We have mid-roll slots open in [month]. Happy to send a one-pager and a sample read if it’s worth a look.
[Name] [Your Show] · [link]
Six more templates—follow-ups, the small-show variant, the affiliate-first opener—with subject lines and a line-by-line teardown, in how to pitch podcast sponsors.
The short version
- List comparable shows; pull their sponsor rosters.
- Widen to your category, filtered to the last 30 days.
- Prioritize new buyers and consistent renewers.
- Find the person who owns the budget—not info@.
- Pitch with evidence, follow up twice, track it like a pipeline.

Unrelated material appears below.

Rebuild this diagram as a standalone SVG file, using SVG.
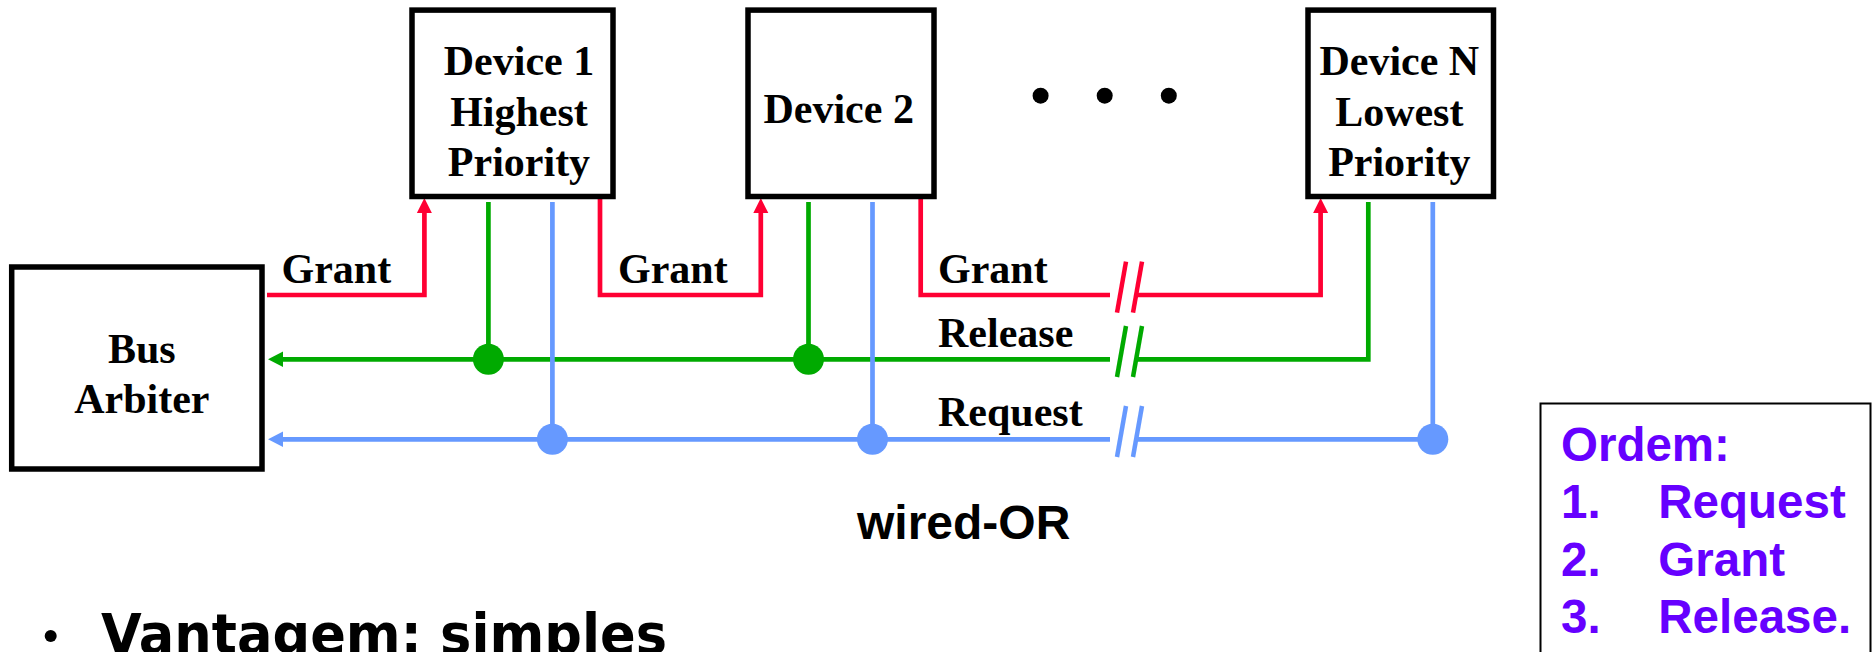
<svg xmlns="http://www.w3.org/2000/svg" width="1872" height="652" viewBox="0 0 1872 652">
  <style>
    .box { fill: #ffffff; stroke: #000000; stroke-width: 5.5; }
    .lbl { font-family: "Liberation Serif", "Times New Roman", serif; font-weight: bold; font-size: 42px; fill: #000000; }
    .mid { text-anchor: middle; }
    .wire { fill: none; stroke-width: 4.7; stroke-linejoin: miter; stroke-linecap: butt; }
    .red { stroke: #FF0033; }
    .green { stroke: #00AA00; }
    .blue { stroke: #6699FF; }
    .brk { stroke-width: 4.5; fill: none; }
    .sans { font-family: "Liberation Sans", Arial, Helvetica, sans-serif; font-weight: bold; }
    .order { font-family: "Liberation Sans", Arial, Helvetica, sans-serif; font-weight: bold; font-size: 47.5px; fill: #6600FF; }
  </style>
  <defs>
    <marker id="arrRed" markerUnits="userSpaceOnUse" markerWidth="16" markerHeight="16" refX="0" refY="7.5" orient="auto" overflow="visible">
      <path d="M0,0 L15,7.5 L0,15 Z" fill="#FF0033"/>
    </marker>
    <marker id="arrGreen" markerUnits="userSpaceOnUse" markerWidth="16" markerHeight="16" refX="0" refY="7.8" orient="auto" overflow="visible">
      <path d="M0,0 L15,7.8 L0,15.6 Z" fill="#00AA00"/>
    </marker>
    <marker id="arrBlue" markerUnits="userSpaceOnUse" markerWidth="16" markerHeight="16" refX="0" refY="7.8" orient="auto" overflow="visible">
      <path d="M0,0 L15,7.8 L0,15.6 Z" fill="#6699FF"/>
    </marker>
  </defs>

  <rect width="1872" height="652" fill="#ffffff"/>

  <!-- bus lines -->
  <g id="connectors">
    <!-- grant daisy chain -->
    <path class="wire red" d="M267,295 H424.4 V213" marker-end="url(#arrRed)"/>
    <path class="wire red" d="M600,199 V295 H760.8 V213" marker-end="url(#arrRed)"/>
    <path class="wire red" d="M920.7,199 V295 H1110"/>
    <path class="wire red" d="M1136,295 H1320.6 V213" marker-end="url(#arrRed)"/>
    <!-- release line -->
    <path class="wire green" d="M1368.3,202 V359.3 H1136"/>
    <path class="wire green" d="M1110,359.3 H283" marker-end="url(#arrGreen)"/>
    <path class="wire green" d="M488.4,202 V359.3"/>
    <path class="wire green" d="M808.5,202 V359.3"/>
    <!-- request line (wired-OR) -->
    <path class="wire blue" d="M1432.8,202 V439.3 H1136"/>
    <path class="wire blue" d="M1110,439.3 H283" marker-end="url(#arrBlue)"/>
    <path class="wire blue" d="M552.4,202 V439.3"/>
    <path class="wire blue" d="M872.5,202 V439.3"/>
    <!-- junctions -->
    <circle cx="488.4" cy="359.3" r="15.5" fill="#00AA00"/>
    <circle cx="808.5" cy="359.3" r="15.5" fill="#00AA00"/>
    <circle cx="552.4" cy="439.3" r="15.5" fill="#6699FF"/>
    <circle cx="872.5" cy="439.3" r="15.5" fill="#6699FF"/>
    <circle cx="1432.8" cy="439.3" r="15.5" fill="#6699FF"/>
    <!-- line breaks -->
    <g class="brk red">
      <line x1="1117" y1="312.7" x2="1126" y2="261.7"/>
      <line x1="1133" y1="312.7" x2="1142" y2="261.7"/>
    </g>
    <g class="brk green">
      <line x1="1117" y1="377" x2="1126" y2="326"/>
      <line x1="1133" y1="377" x2="1142" y2="326"/>
    </g>
    <g class="brk blue">
      <line x1="1117" y1="457" x2="1126" y2="406"/>
      <line x1="1133" y1="457" x2="1142" y2="406"/>
    </g>
    <!-- line labels -->
    <text class="lbl" x="281.5" y="283">Grant</text>
    <text class="lbl" x="618" y="283">Grant</text>
    <text class="lbl" x="938" y="283">Grant</text>
    <text class="lbl" x="938" y="346.7">Release</text>
    <text class="lbl" x="938" y="426">Request</text>
  </g>

  <g id="bus-arbiter">
    <rect class="box" x="11.7" y="267" width="250.3" height="202"/>
    <text class="lbl mid" x="141.8" y="362.7">Bus</text>
    <text class="lbl mid" x="141.8" y="413">Arbiter</text>
  </g>

  <g id="device-1">
    <rect class="box" x="412" y="10.1" width="201" height="186.4"/>
    <text class="lbl mid" x="519" y="75">Device 1</text>
    <text class="lbl mid" x="519" y="126">Highest</text>
    <text class="lbl mid" x="519" y="176">Priority</text>
  </g>

  <g id="device-2">
    <rect class="box" x="748" y="10.1" width="186" height="186.4"/>
    <text class="lbl mid" x="838.7" y="123.3">Device 2</text>
  </g>

  <g id="ellipsis">
    <circle cx="1040.6" cy="95.7" r="8"/>
    <circle cx="1104.7" cy="95.7" r="8"/>
    <circle cx="1168.8" cy="95.7" r="8"/>
  </g>

  <g id="device-n">
    <rect class="box" x="1308" y="10.1" width="185.5" height="186.4"/>
    <text class="lbl mid" x="1399.3" y="75">Device N</text>
    <text class="lbl mid" x="1399.3" y="126">Lowest</text>
    <text class="lbl mid" x="1399.3" y="176">Priority</text>
  </g>

  <text id="wired-or" class="sans" x="857" y="539" font-size="48" fill="#000000">wired-OR</text>

  <g id="order-note">
    <rect x="1540.5" y="403.5" width="330" height="300" fill="#ffffff" stroke="#000000" stroke-width="2"/>
    <text class="order" x="1561" y="461">Ordem:</text>
    <text class="order" x="1561" y="517.7">1.</text>
    <text class="order" x="1658.3" y="517.7">Request</text>
    <text class="order" x="1561" y="576">2.</text>
    <text class="order" x="1658.3" y="576">Grant</text>
    <text class="order" x="1561" y="633.3">3.</text>
    <text class="order" x="1658.3" y="633.3">Release.</text>
  </g>

  <g id="bullet-text">
    <circle cx="50.7" cy="636" r="6"/>
    <text x="101" y="653" font-family="'Comic Sans MS', 'DejaVu Sans', sans-serif" font-weight="bold" font-size="56" textLength="566" lengthAdjust="spacingAndGlyphs" fill="#000000">Vantagem: simples</text>
  </g>
</svg>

The method works with or without us; the database—5.4 million podcasts, watched for you, day and night—only makes it fast. The brands are already buying. Go where the buying is.
Frequently asked questions
How many downloads do you need to get a podcast sponsor?

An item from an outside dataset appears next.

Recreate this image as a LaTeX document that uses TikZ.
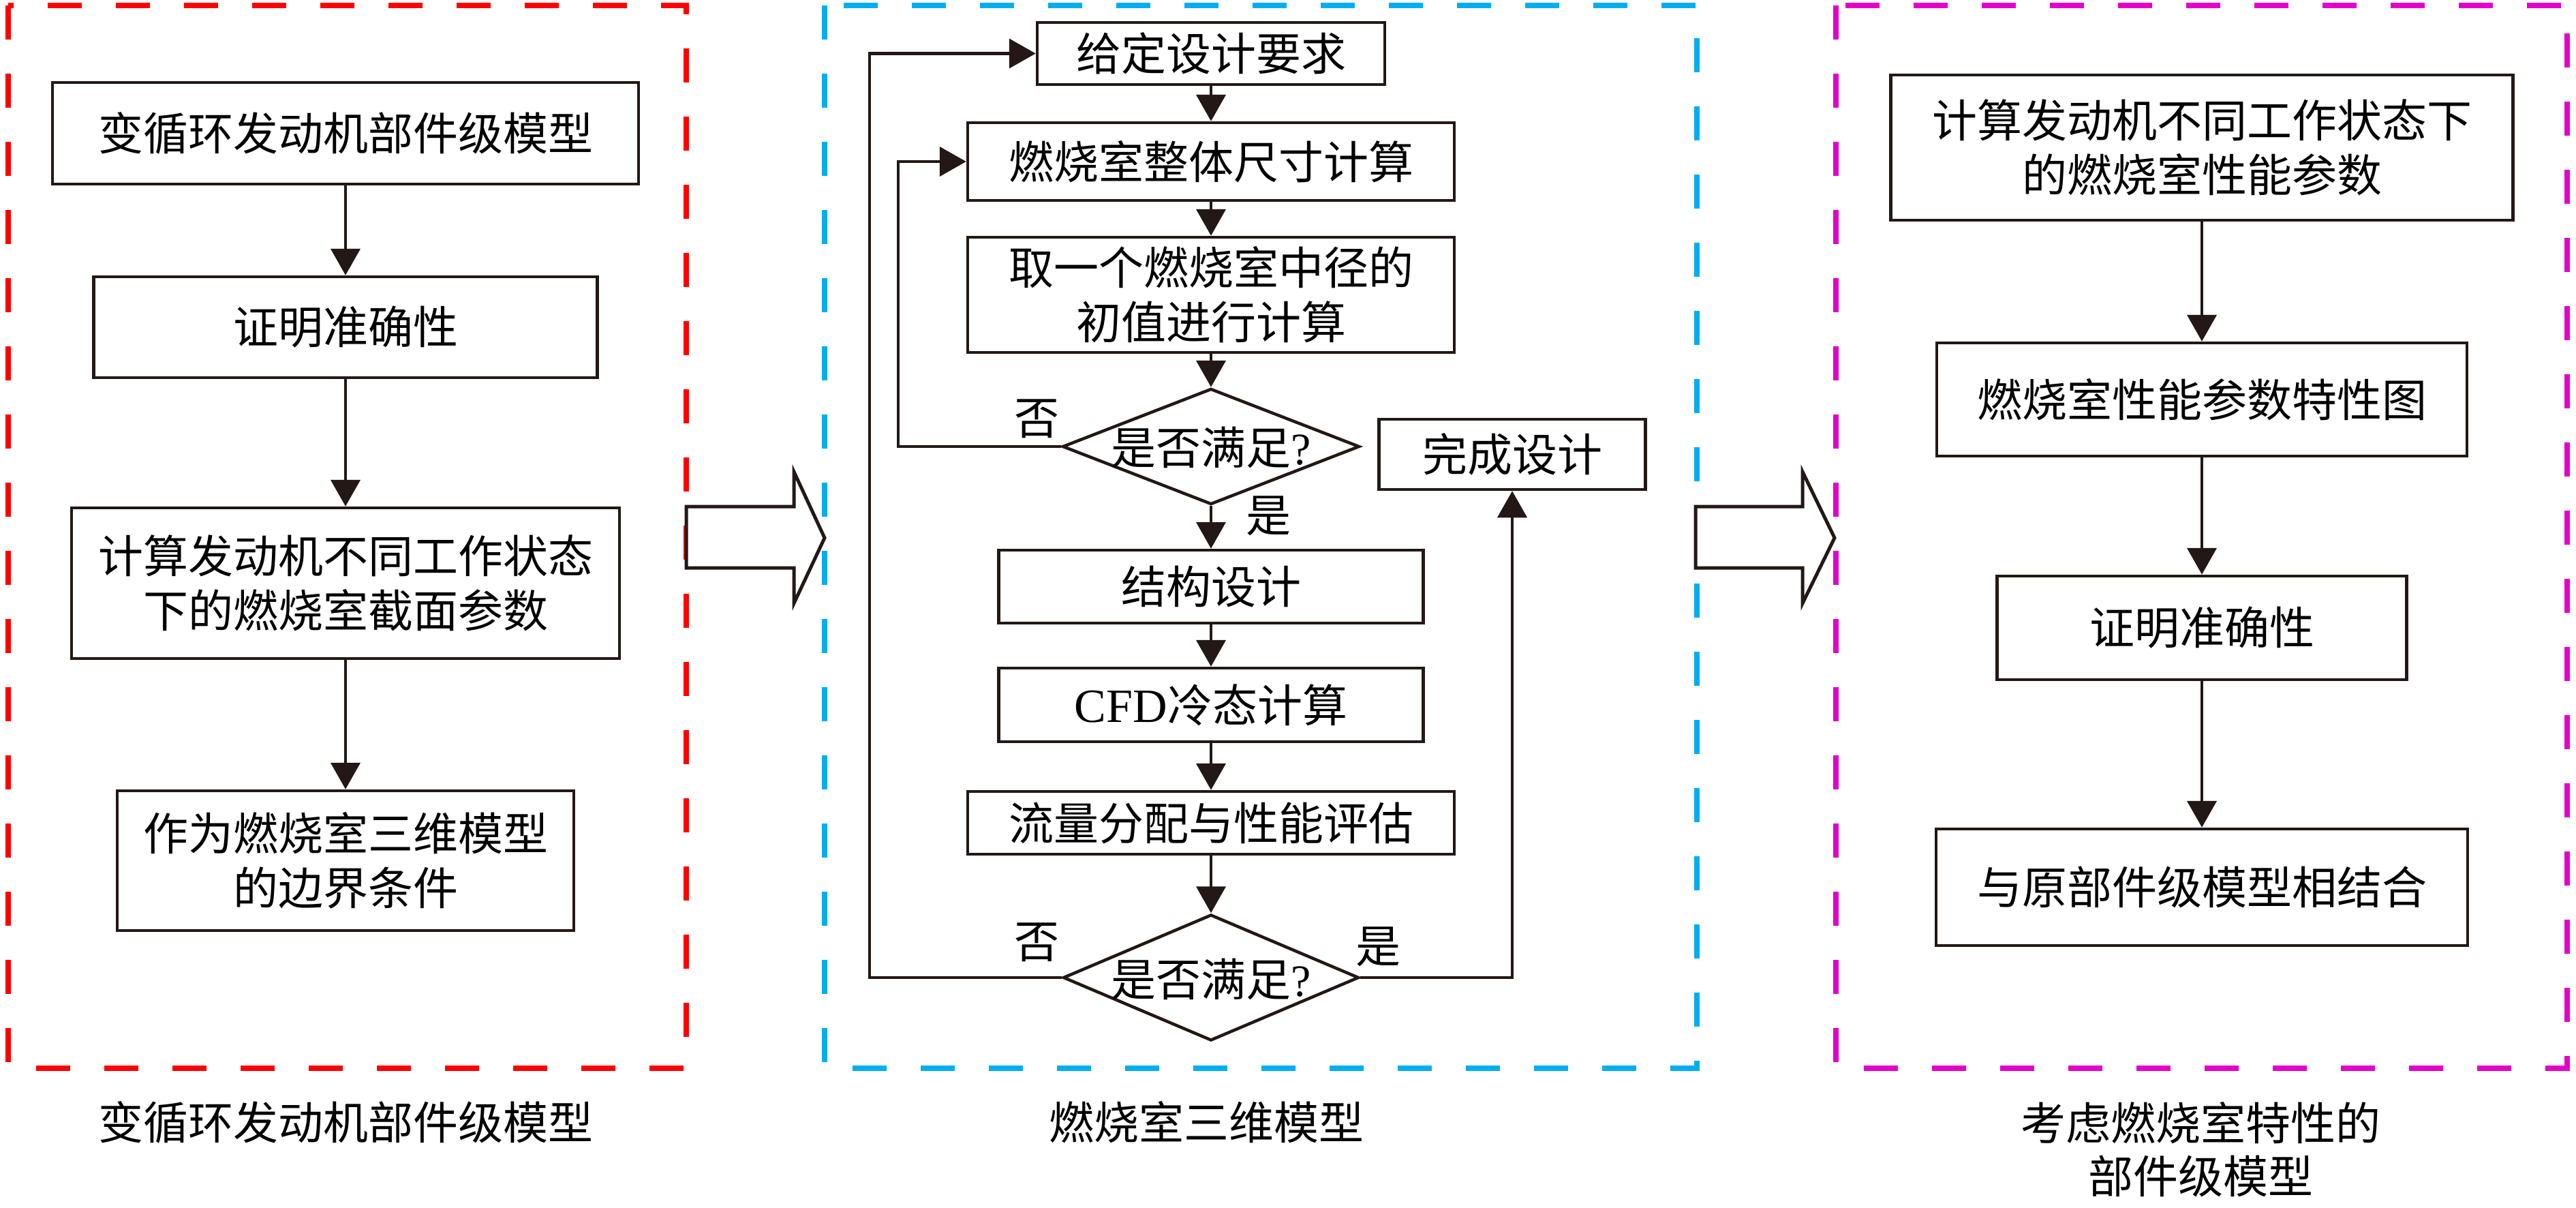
\documentclass[tikz,border=0pt]{standalone}
\usepackage{fontspec}
\setmainfont{Liberation Serif}
\newfontfamily\cjk{Noto Sans CJK SC}
\usetikzlibrary{arrows.meta,shapes.geometric}
\definecolor{fred}{RGB}{255,0,0}
\definecolor{fblue}{RGB}{0,174,239}
\definecolor{fmag}{RGB}{228,0,200}
\definecolor{fblack}{RGB}{35,24,21}
\tikzset{
  txt/.style={font=\cjk\fontsize{66}{80}\selectfont, text=black, inner sep=0pt, align=center},
  box/.style={txt, draw=fblack, line width=4.5pt, fill=white},
  dia/.style={draw=fblack, line width=4.5pt, shape=diamond, inner sep=0pt, fill=white},
  arr/.style={draw=fblack, line width=4.5pt, -{Triangle[length=39pt,width=43pt]}},
  frame/.style={line width=8pt, dash pattern=on 50pt off 50pt},
  hollow/.style={draw=fblack, line width=5pt, fill=white, line join=miter},
}
\begin{document}
\begin{tikzpicture}[x=1pt,y=-1pt]
\useasboundingbox (0,0) rectangle (3780,1772);

% dashed frames
\draw[frame, fred] (12,8) rectangle (1007,1567);
\draw[frame, fblue] (1210,8) rectangle (2490,1567);
\draw[frame, fmag] (2694,8) rectangle (3767,1567);

% left panel
\node[box, minimum width=860pt, minimum height=149pt] (L1) at (507,195.5) {变循环发动机部件级模型};
\node[box, minimum width=739pt, minimum height=148pt] (L2) at (507,480) {证明准确性};
\node[box, minimum width=804pt, minimum height=221pt] (L3) at (507,855.5) {计算发动机不同工作状态\\下的燃烧室截面参数};
\node[box, minimum width=670pt, minimum height=205pt] (L4) at (507,1262.5) {作为燃烧室三维模型\\的边界条件};
\draw[arr] (L1) -- (L2);
\draw[arr] (L2) -- (L3);
\draw[arr] (L3) -- (L4);
\node[txt] (capL) at (507,1646) {变循环发动机部件级模型};

% middle panel
\node[box, minimum width=510pt, minimum height=91pt] (A) at (1777,78.5) {给定设计要求};
\node[box, minimum width=714pt, minimum height=114pt] (B) at (1777,237) {燃烧室整体尺寸计算};
\node[box, minimum width=714pt, minimum height=169pt] (C) at (1777,432.5) {取一个燃烧室中径的\\初值进行计算};
\node[dia, minimum width=436pt, minimum height=170pt] (D1) at (1777,655) {};
\node[txt] (D1t) at (1777,656) {是否满足{\rmfamily ?}};
\node[box, minimum width=391pt, minimum height=103pt] (Done) at (2219,666.5) {完成设计};
\node[box, minimum width=623pt, minimum height=107pt] (E) at (1777,860.5) {结构设计};
\node[box, minimum width=623pt, minimum height=108pt] (F) at (1777,1034) {{\rmfamily\fontsize{70}{80}\selectfont CFD}冷态计算};
\node[box, minimum width=714pt, minimum height=92pt] (G) at (1777,1207) {流量分配与性能评估};
\node[dia, minimum width=434pt, minimum height=185pt] (D2) at (1777,1434) {};
\node[txt] (D2t) at (1777,1436) {是否满足{\rmfamily ?}};

\draw[arr] (A) -- (B);
\draw[arr] (B) -- (C);
\draw[arr] (C) -- (D1);
\draw[arr] (D1) -- (E);
\draw[arr] (E) -- (F);
\draw[arr] (F) -- (G);
\draw[arr] (G) -- (D2);
\draw[arr] (D1.west) -- ++(-239,0) |- (B.west);
\draw[arr] (D2.west) -- ++(-282,0) |- (A.west);
\draw[arr] (D2.east) -| (Done.south);

\node[txt] (no1) at (1521,614) {否};
\node[txt] (yes1) at (1861,757) {是};
\node[txt] (no2) at (1521,1382) {否};
\node[txt] (yes2) at (2022,1389) {是};
\node[txt] (capM) at (1770,1646) {燃烧室三维模型};

% right panel
\node[box, minimum width=913pt, minimum height=213pt] (R1) at (3231,216.5) {计算发动机不同工作状态下\\的燃烧室性能参数};
\node[box, minimum width=778pt, minimum height=166pt] (R2) at (3231,586) {燃烧室性能参数特性图};
\node[box, minimum width=601pt, minimum height=152pt] (R3) at (3231,921) {证明准确性};
\node[box, minimum width=780pt, minimum height=171pt] (R4) at (3231,1301.5) {与原部件级模型相结合};
\draw[arr] (R1) -- (R2);
\draw[arr] (R2) -- (R3);
\draw[arr] (R3) -- (R4);
\node[txt, font=\cjk\fontsize{66}{78}\selectfont] (capR) at (3229,1686) {考虑燃烧室特性的\\部件级模型};

% hollow arrows between panels
\draw[hollow] (1007,743) -- (1165,743) -- (1165,692) -- (1210,789) -- (1165,885) -- (1165,833) -- (1007,833) -- cycle;
\draw[hollow] (2488,743) -- (2645,743) -- (2645,692) -- (2692,789) -- (2645,885) -- (2645,833) -- (2488,833) -- cycle;
\end{tikzpicture}
\end{document}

There is no universal minimum. Marketplaces gate access—some require 20,000 downloads per episode—but direct outreach has no gatekeeper. Small shows with engaged niche audiences close direct and affiliate deals at a few hundred downloads per episode; what matters to a direct-response brand is whether your listeners convert, not whether there are millions of them.
How much should I charge for a podcast sponsorship?
Industry benchmarks for host-read mid-roll ads cluster around $25–40 CPM (cost per 1,000 downloads), with niche business and finance shows commanding more and broad entertainment shows less. Small shows often price per episode instead. See our podcast ad rates guide for sourced benchmarks and a worked example.
How long does it take to land a first sponsor?
Weeks, not days—typically a few dozen well-targeted pitches, two follow-ups each, across one to two months. Targeting brands that already sponsor podcasts like yours shortens this considerably, because you skip the brands that were never going to buy podcast ads at all.
Do I need a media kit before pitching?
A one-page summary beats a designed media kit. Buyers skim: show name, audience size, audience profile, format, and rates on request. Send it as a link or a single attachment. Nobody has bought a sponsorship because page nine of a PDF looked nice.